Trump, who governs under an “America first” slogan, has attacked or criticised other major multilateral forums such as the UN, Nato and the COP climate change conference, but has not withdrawn all US participation from their big events.
The US president, who had previously said vice-president JD Vance would attend the summit, said the boycott was justified because white Afrikaners were being “slaughtered” in South Africa, a false claim that he has made repeatedly since returning to the White House.
Washington has written to the other G20 members informing them of its non-participation, a move that officials say means the consensus-based organisation will not be able to issue any joint statement.
But a White House senior official said: “It is a long-standing G20 tradition to issue only consensus deliverables, and it is shameful that the South African government is now trying to depart from this standard practice despite our repeated objections.”
The withdrawal stunned other delegations given that the US is the next holder of the group’s rotating presidency, and Trump is slated to host the planned 2026 summit.

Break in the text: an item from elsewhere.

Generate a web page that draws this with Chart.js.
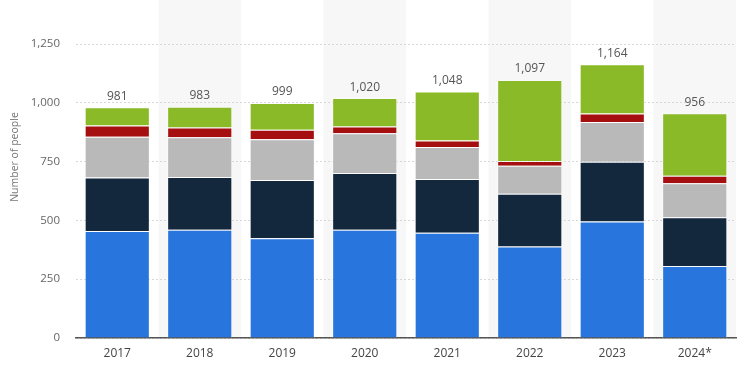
<!DOCTYPE html>
<html>
<head>
<meta charset="utf-8">
<script src="https://cdn.jsdelivr.net/npm/chart.js@4/dist/chart.umd.min.js"></script>
<style>
html,body{margin:0;padding:0;background:#fff;}
#wrap{width:750px;height:375px;position:relative;}
</style>
</head>
<body>
<div id="wrap"><canvas id="c" width="750" height="375"></canvas></div>
<script>
const categories = ["2017","2018","2019","2020","2021","2022","2023","2024*"];
const white    = [455, 460, 424, 460, 448, 389, 495, 306];
const black    = [227, 225, 248, 241, 228, 224, 254, 207];
const hispanic = [174, 169, 173, 170, 136, 119, 169, 145];
const other    = [47, 41, 40, 28, 28, 21, 37, 32];
const unknown  = [78, 88, 114, 121, 208, 344, 209, 266];
const totals   = [981, 983, 999, 1020, 1048, 1097, 1164, 956];
const yTicks   = [0, 250, 500, 750, 1000, 1250];
const yTitle   = "Number of people";

const FONT = "'Open Sans', 'Noto Sans', sans-serif";

const bandPlugin = {
  id: 'bands',
  beforeDraw(chart) {
    const {ctx, chartArea, scales} = chart;
    const x = scales.x;
    ctx.save();
    ctx.fillStyle = '#f7f7f7';
    const half = (x.getPixelForValue(1) - x.getPixelForValue(0)) / 2;
    for (let i = 1; i < categories.length; i += 2) {
      const c = x.getPixelForValue(i);
      ctx.fillRect(c - half, 0, half * 2, chartArea.bottom);
    }
    ctx.restore();
  }
};

const totalsPlugin = {
  id: 'totals',
  afterDatasetsDraw(chart) {
    const {ctx, scales} = chart;
    ctx.save();
    ctx.font = "12px " + FONT;
    ctx.fillStyle = '#555';
    ctx.textAlign = 'center';
    ctx.textBaseline = 'bottom';
    totals.forEach((t, i) => {
      const x = scales.x.getPixelForValue(i);
      const y = scales.y.getPixelForValue(t);
      ctx.fillText(t.toLocaleString('en-US'), x, y - 5);
    });
    // y-axis title
    ctx.translate(15, 157);
    ctx.rotate(-Math.PI / 2);
    ctx.font = "10.5px " + FONT;
    ctx.fillStyle = '#777';
    ctx.textBaseline = 'middle';
    ctx.fillText(yTitle, 0, 0);
    ctx.restore();
  }
};

const mk = (label, data, color) => ({
  label, data, backgroundColor: color,
  borderColor: 'rgba(255,255,255,0.55)', borderWidth: 1,
  barPercentage: 0.79, categoryPercentage: 1.0
});

new Chart(document.getElementById('c'), {
  type: 'bar',
  data: {
    labels: categories,
    datasets: [
      mk('White', white, '#2876dd'),
      mk('Black', black, '#13273d'),
      mk('Hispanic', hispanic, '#b9b9b9'),
      mk('Other', other, '#a50f0f'),
      mk('Unknown', unknown, '#8aba27')
    ]
  },
  plugins: [bandPlugin, totalsPlugin],
  options: {
    responsive: false,
    animation: false,
    layout: { padding: { top: 44, right: 14, left: 0, bottom: 0 } },
    plugins: { legend: { display: false }, tooltip: { enabled: false } },
    scales: {
      x: {
        stacked: true,
        grid: { display: false, drawTicks: false },
        border: { display: true, color: '#555', width: 1.5 },
        ticks: { color: '#444', font: { family: FONT, size: 12 }, padding: 8 },
        afterFit(s) { s.height = 37; }
      },
      y: {
        stacked: true,
        min: 0, max: 1250,
        afterBuildTicks(s) { s.ticks = yTicks.map(v => ({ value: v })); },
        grid: { color: '#d8d8d8', drawTicks: false, lineWidth: 1 },
        border: { display: false, dash: [2, 2] },
        ticks: {
          color: '#666', font: { family: FONT, size: 11.5 }, padding: 16,
          callback: v => v.toLocaleString('en-US')
        },
        title: { display: false },
        afterFit(s) { s.width = 76; }
      }
    }
  }
});
</script>
</body>
</html>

“I don’t want to hand over to an empty chair, but the empty chair will be there,” host President Cyril Ramaphosa said last week.
Ramaphosa, who has long cast himself as a champion of multilateralism, said he would “symbolically hand over to that empty chair and then talk to President Trump”.
The US boycott has thrown pre-summit negotiations on potential joint statements into disarray, people briefed on the discussions told the FT, and further undermined already fragile points of possible convergence on issues such as climate change and Russia’s war in Ukraine.
“We knew Trump hates this kind of thing but it’s one thing to be difficult, and another to completely blow it up,” said a second senior diplomat. “We have to go and try to salvage some kind of relationship.”
Trump’s withdrawal of the entire US delegation comes alongside decisions by the heads of state of Argentina, China, Mexico, Russia, Saudi Arabia and Turkey not to attend the summit, severely denting Ramaphosa’s ambition to use the forum to promote Africa’s global standing.
Trump said this week the G20 had “become basically the G100,” and has vowed that the meetings under the US presidency next year will be more “concentrated”.
Ronald Lamola, South Africa’s foreign minister, said the summit could not be “bogged down” by the US’s absence. He said a declaration might still be released.
“It is important that a declaration must be adopted by the countries that are present, because the institution cannot be bogged down by someone’s [absence],” Lamola said this week.
“In all multilateral platform events, it does happen for whatever reasons that heads of state are not able to attend, and they will delegate.”
Chris Hattingh, executive director of the Johannesburg-based Centre For Risk Analysis, an economics and policy think-tank, maintained that “if South Africa can get most of the attendees, if not all, to sign off on at least some of the points of the agenda, it can still be a success for South Africa’s G20 presidency”.